# Bulk Salt Central Mass



## rpainetfd (Jan 9, 2009)

Does anyone have a good lead on bulk salt in central/north central mass (rt 2 area). I dont really want to have to travel to Boston. Thanks.


----------



## speralandscape (Dec 28, 2008)

cocott rock salt
1(413)665-7515
deerfield


----------



## speralandscape (Dec 28, 2008)

It might be spelled with a "k".


----------



## jmc (Dec 22, 2009)

salt city,westfield, cargill.com/salt


----------



## SnowPro93 (Oct 25, 2006)

I know gallo is selling bulk salt on Southbridge St in Worcester right at the P&W Railyard. It might be worth the trip if your getting a tri-axle load...


----------



## rpainetfd (Jan 9, 2009)

Thanks for the input. So far Worcester is the closest. 45 min better that Boston. Thanks again.


----------



## bub3020 (Feb 25, 2009)

bond in spencer also has salt


----------



## bmackay123 (Jan 12, 2015)

*LEI has bulk*

LEI in Worcester has straight and treated salt for sale.

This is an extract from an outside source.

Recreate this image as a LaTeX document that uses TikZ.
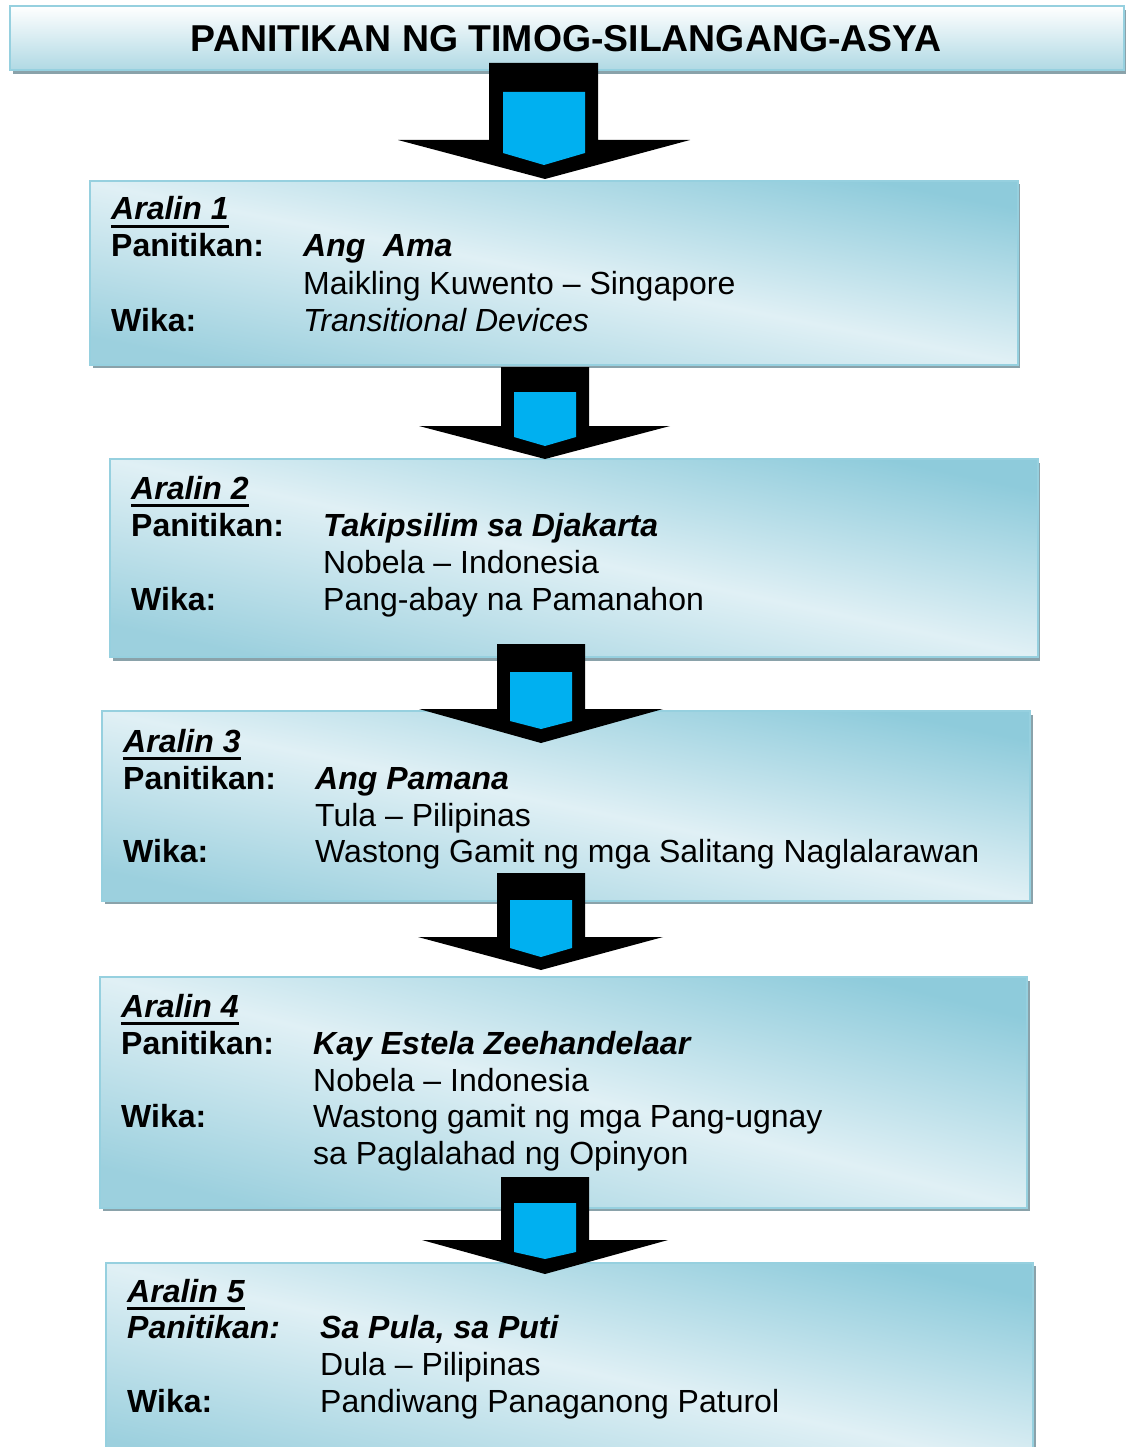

Easy access location, off all major highways, picked up or delivered.


----------



## Kristy3868 (Sep 27, 2013)

LEI 508-865-4367. They are also stocked with trailer loads of bagged calcium chloride, magnesium chloride, and treated salt!!


----------



## gerig11a (Sep 3, 2015)

Mid-American Salt out of Providence has bulk and treated.


----------